His heroes were London, Tolstoy, Thoreau.   When he entered the Alaskan “bush”, he did so with only five pounds of rice and a gun that was unlikely to kill larger game.  He ended up starving to death after just four months of solitude.   He died pursuing a dream, but there has been a lot of criticism.  Some argue he had a death wish, or that he was too “unprepared.”   That he was arrogant and lacked the survival skills to accomplish his dream, which also makes him selfish.

I don’t want to compare something as common as starting a business to going into the Alaskan wilds–but I related to this character.  There have been times where I’ve second-guessed myself and thought perhaps I should have worked for others longer, so that I would be better prepared for owning my small business.  After all,  wasn’t it somewhat arrogant and selfish of me to start a business so early?  My family depends on me and so do my clients—wouldn’t a little more seasoning have been ideal?   Despite these doubts, I know I was ready.   But perhaps you’re facing uncertainty in your own life?  Perhaps you’re worried you lack the experience, money, etc….
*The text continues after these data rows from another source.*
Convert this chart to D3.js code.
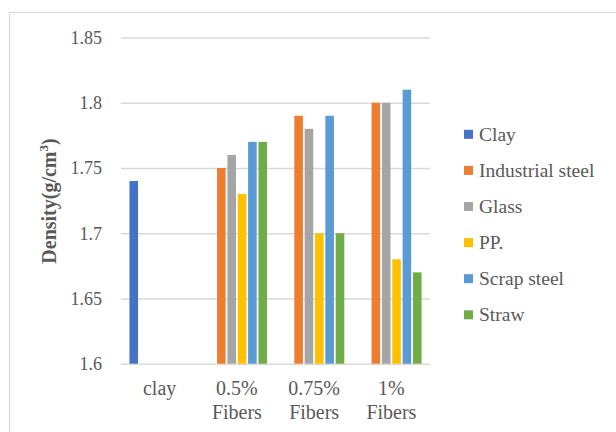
<!DOCTYPE html>
<html><head><meta charset="utf-8">
<script src="https://cdn.jsdelivr.net/npm/d3@7"></script>
<style>body{margin:0;background:#fff}svg{display:block}</style>
</head><body><svg id="c" width="616" height="432"></svg>
<script>
const categories = [["clay"], ["0.5%", "Fibers"], ["0.75%", "Fibers"], ["1%", "Fibers"]];
const seriesNames = ["Clay", "Industrial steel", "Glass", "PP.", "Scrap steel", "Straw"];
const seriesColors = ["#4472c4", "#ed7d31", "#a5a5a5", "#ffc000", "#5b9bd5", "#70ad47"];
const clay = [1.74, null, null, null];
const industrialSteel = [null, 1.75, 1.79, 1.80];
const glass = [null, 1.76, 1.78, 1.80];
const pp = [null, 1.73, 1.70, 1.68];
const scrapSteel = [null, 1.77, 1.79, 1.81];
const straw = [null, 1.77, 1.70, 1.67];
const yTicks = [1.6, 1.65, 1.7, 1.75, 1.8, 1.85];
const seriesValues = [clay, industrialSteel, glass, pp, scrapSteel, straw];

const svg = d3.select("#c");
const FF = '"Liberation Serif"';
const L = 121, R = 430, T = 37.5, B = 363.7;

svg.append("rect").attr("x", 9.5).attr("y", 12.5).attr("width", 640).attr("height", 440)
  .attr("fill", "none").attr("stroke", "#d9d9d9").attr("stroke-width", 1.2);

const y = d3.scaleLinear().domain([1.6, 1.85]).range([B, T]);
const x0 = d3.scaleBand().domain(d3.range(categories.length)).range([L, R]).paddingInner(0).paddingOuter(0);
const gw = 62;
const x1 = d3.scaleBand().domain(d3.range(seriesNames.length)).range([0, gw]).paddingInner(0.17).paddingOuter(0.08);

const yAxis = d3.axisLeft(y).tickValues(yTicks).tickSize(-(R - L)).tickFormat(d => String(+d.toFixed(2)));
const ga = svg.append("g").attr("transform", `translate(${L},0)`).call(yAxis);
ga.select(".domain").remove();
ga.selectAll(".tick line").attr("stroke", "#d9d9d9").attr("stroke-width", 1.5);
ga.selectAll(".tick text").attr("x", -19).attr("dy", "0.33em").attr("fill", "#595959")
  .style("font-family", FF).style("font-size", "18px");

const groups = svg.append("g").selectAll("g").data(categories).join("g")
  .attr("transform", (d, i) => `translate(${x0(i) + (x0.bandwidth() - gw) / 2},0)`);
groups.selectAll("rect").data((d, i) => seriesValues.map((s, j) => ({ v: s[i], j })).filter(e => e.v != null))
  .join("rect")
  .attr("x", e => x1(e.j)).attr("width", x1.bandwidth())
  .attr("y", e => y(e.v)).attr("height", e => y(1.6) - y(e.v))
  .attr("fill", e => seriesColors[e.j]);

categories.forEach((lines, i) => {
  const cx = x0(i) + x0.bandwidth() / 2;
  const t = svg.append("text").attr("x", cx).attr("y", 395).attr("text-anchor", "middle")
    .attr("fill", "#595959").style("font-family", FF).style("font-size", "20px");
  lines.forEach((ln, k) => t.append("tspan").attr("x", cx).attr("dy", k === 0 ? 0 : 24).text(ln));
});

const yt = svg.append("text").attr("transform", "translate(56,201) rotate(-90)").attr("text-anchor", "middle")
  .attr("fill", "#595959").style("font-family", FF).style("font-size", "20px").style("font-weight", "bold");
yt.append("tspan").text("Density(g/cm");
yt.append("tspan").style("font-size", "13px").attr("dy", -8).text("3");
yt.append("tspan").attr("dy", 8).text(")");

const lg = svg.append("g").selectAll("g").data(seriesNames).join("g")
  .attr("transform", (d, i) => `translate(464,${134.3 + i * 36.1})`);
lg.append("rect").attr("x", 0).attr("y", -4.5).attr("width", 9).attr("height", 9).attr("fill", (d, i) => seriesColors[i]);
lg.append("text").attr("x", 15).attr("y", 6.5).attr("fill", "#595959").style("font-family", FF).style("font-size", "19.5px").text(d => d);
</script></body></html>
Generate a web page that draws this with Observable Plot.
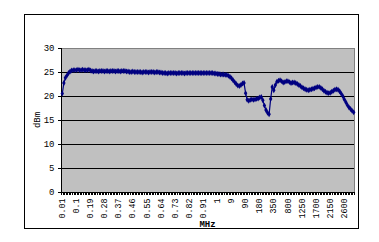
<!DOCTYPE html>
<html>
<head>
<meta charset="utf-8">
<script src="https://cdn.jsdelivr.net/npm/d3@7"></script>
<script src="https://cdn.jsdelivr.net/npm/@observablehq/plot@0.6"></script>
<style>
  html, body { margin: 0; padding: 0; background: #fff; }
  #wrap { position: relative; width: 379px; height: 242px; overflow: hidden; }
  #border { position: absolute; left: 24px; top: 14px; width: 335px; height: 215px; border: 1px solid #000; box-sizing: border-box; }
  #chart { position: absolute; left: 0; top: 0; }
</style>
</head>
<body>
<div id="wrap"><div id="border"></div><div id="chart"></div></div>
<script>
const xLabels = ["0.01","0.1","0.19","0.28","0.37","0.46","0.55","0.64","0.73","0.82","0.91","1","9","90","180","350","800","1250","1700","2150","2600"];
const yTicks = [0, 5, 10, 15, 20, 25, 30];
const gridValues = [5, 10, 15, 20, 25];
const dBm = [
  20.6, 22.8, 23.9, 24.4, 24.9, 25.2, 25.4, 25.5, 25.5, 25.5, 25.6, 25.5, 25.5, 25.6, 25.5, 25.5, 25.5, 25.6, 25.4,
  25.3, 25.2, 25.3, 25.3, 25.2, 25.3, 25.3, 25.3, 25.2, 25.3, 25.3, 25.2, 25.3, 25.3, 25.3, 25.2, 25.3, 25.3, 25.2, 25.3,
  25.3, 25.3, 25.2, 25.2, 25.1, 25.1, 25.2, 25.1, 25.1, 25.1,
  25.1, 25.1, 25.0, 25.1, 25.1, 25.1, 25.0, 25.1, 25.1, 25.1, 25.0, 25.1, 25.1, 25.0, 25.0, 24.9, 24.9, 24.9, 24.8, 24.9, 24.9, 24.9,
  24.9, 24.9, 24.8, 24.9, 24.9, 24.9, 24.9, 24.8, 24.9, 24.9, 24.9, 24.9, 24.9, 24.9, 24.9, 24.9, 24.9, 24.9, 24.9, 24.9,
  24.9, 24.9, 24.9, 24.9, 24.9, 24.9, 24.8, 24.8, 24.7, 24.7, 24.6, 24.6, 24.6, 24.5,
  24.5, 24.3, 24.1, 23.8, 23.4, 23.0, 22.6, 22.3, 22.2, 22.4, 22.7, 22.8,
  20.7, 19.3, 19.1, 19.3, 19.4, 19.3, 19.4, 19.5, 19.6, 19.8, 19.9, 19.2, 18.1, 17.2, 16.6, 16.3,
  19.5, 22.0, 21.3, 22.4, 23.1, 23.3, 23.4, 23.2, 22.9, 23.0, 23.2, 23.2, 23.0, 22.8, 22.9, 22.9, 22.8, 22.6, 22.4, 22.2,
  21.9, 21.7, 21.5, 21.4, 21.3, 21.4, 21.5, 21.6, 21.7, 21.9, 22.0, 22.0, 21.8, 21.5, 21.2, 21.0, 20.8, 20.7, 20.8, 21.0,
  21.2, 21.4, 21.5, 21.4, 21.1, 20.6, 20.1, 19.4, 18.8, 18.2, 17.7, 17.4, 17.0, 16.7
];
const yLabel = "dBm";
const xLabel = "MHz";

const data = dBm.map((v, i) => ({i, v}));
const n = dBm.length;
const labelData = xLabels.map((t, k) => ({t, i: k * 9}));
const catBounds = d3.range(n + 1).map(k => k - 0.5);

const chart = Plot.plot({
  width: 379,
  height: 242,
  marginLeft: 61,
  marginRight: 25,
  marginTop: 48,
  marginBottom: 50,
  style: {fontFamily: "'Liberation Mono', monospace", fontSize: "9px", color: "#000", background: "transparent"},
  x: {domain: [-0.5, n - 0.5], axis: null},
  y: {domain: [0, 30], axis: null},
  marks: [
    Plot.frame({fill: "#C0C0C0", stroke: "#808080"}),
    Plot.ruleY(gridValues, {stroke: "#000", strokeWidth: 1}),
    Plot.axisY(yTicks, {tickSize: 3, tickPadding: 4, stroke: "#000", label: null}),
    Plot.text(labelData, {x: "i", text: "t", frameAnchor: "bottom", rotate: -90, textAnchor: "end", lineAnchor: "middle", dy: 6, fill: "#000", fontSize: 8.3}),
    Plot.ruleY([0], {stroke: "#000", strokeWidth: 1}),
    Plot.ruleX([-0.5], {stroke: "#000", strokeWidth: 1}),
    Plot.line(data, {x: "i", y: "v", stroke: "#000080", strokeWidth: 1.2}),
    Plot.dot(data, {x: "i", y: "v", symbol: "diamond", r: 1.8, fill: "#000080", stroke: "none"})
  ]
});
document.getElementById("chart").appendChild(chart);

// category tick marks below the x axis, and axis titles, placed with the plot's scales
const svg = d3.select(chart);
const xs = chart.scale("x"), ys = chart.scale("y");
const y0 = ys.apply(0);
svg.append("g").selectAll("line").data(catBounds).join("line")
  .attr("x1", d => Math.round(xs.apply(d)) + 0.5).attr("x2", d => Math.round(xs.apply(d)) + 0.5)
  .attr("y1", y0).attr("y2", y0 + 3).attr("stroke", "#000");
const cx = (xs.apply(-0.5) + xs.apply(n - 0.5)) / 2;
svg.append("text").text(xLabel).attr("x", cx).attr("y", 227)
  .attr("text-anchor", "middle").attr("font-weight", "bold").attr("font-size", "9px")
  .attr("font-family", "'Liberation Mono', monospace");
const cy = (ys.apply(0) + ys.apply(30)) / 2;
svg.append("text").text(yLabel)
  .attr("transform", `translate(40,${cy}) rotate(-90)`)
  .attr("text-anchor", "middle").attr("font-size", "9px")
  .attr("font-family", "'Liberation Mono', monospace");
</script>
</body>
</html>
Then again, you never truly know what you’re capable of until you take that risk.  No business is guaranteed to succeed and you won’t know for sure until you try.  So long as you have the basic competency required, who’s to say that waiting would be better?  After all, how many people spend their whole lives talking about what they are “going” to do rather than just going ahead and doing it?

Ways to Prepare

 

Maybe you’re considering starting your own business.  Perhaps you’ve already started but find yourself in over your head.  Here are some ways to prepare for the daunting journey that is being self employed:

Mentors

It’s almost a cliche, but nothing is more important than having a trusted mentor (or multiple mentors).  When you’re stuck, these are the people with the experience to help you resolve your issues.  Just remember that mentorship is a “two way” street.  For example, I try to remind my mentors of business opportunities, to have them speak at events I throw, etc., so that hopefully I’m giving to them as well.

Books/Reading

I’ve always learned best from reading.  Perhaps I’m a visual learner.  Reading relevant books and/or magazine/newspaper articles in your industry is one of the best things you can do to learn and stay ahead of newer developments.  In many fields, this isn’t just recommended: it’s a requirement.

Seminars/Classes

This is another way to prepare and in many instances is a bare minimum of what is required.

Start/Join a Group

Perhaps you can start or join a group to learn more about your field.

Blog/Teach/Speak

Teaching is one of the best ways to learn.

Bring in Another Expert

Ask for a second opinion, bring in another expert (if so permitted in your field).

Research

In this modern age, the answer is likely out there somewhere.  There’s probably not any issue you can face that someone hasn’t already dealt with.

Conclusion

There’s no worse feeling in the world than being in over your head.  When you’re starting a business, however, there are going to be times when you feel stressed out and unable to deal with certain problems or issues.  When that occurs, I hope the above list helps you out.  And if you feel you lack the requisite skills, then perhaps the above can help give you the confidence to finally break away and start your own business.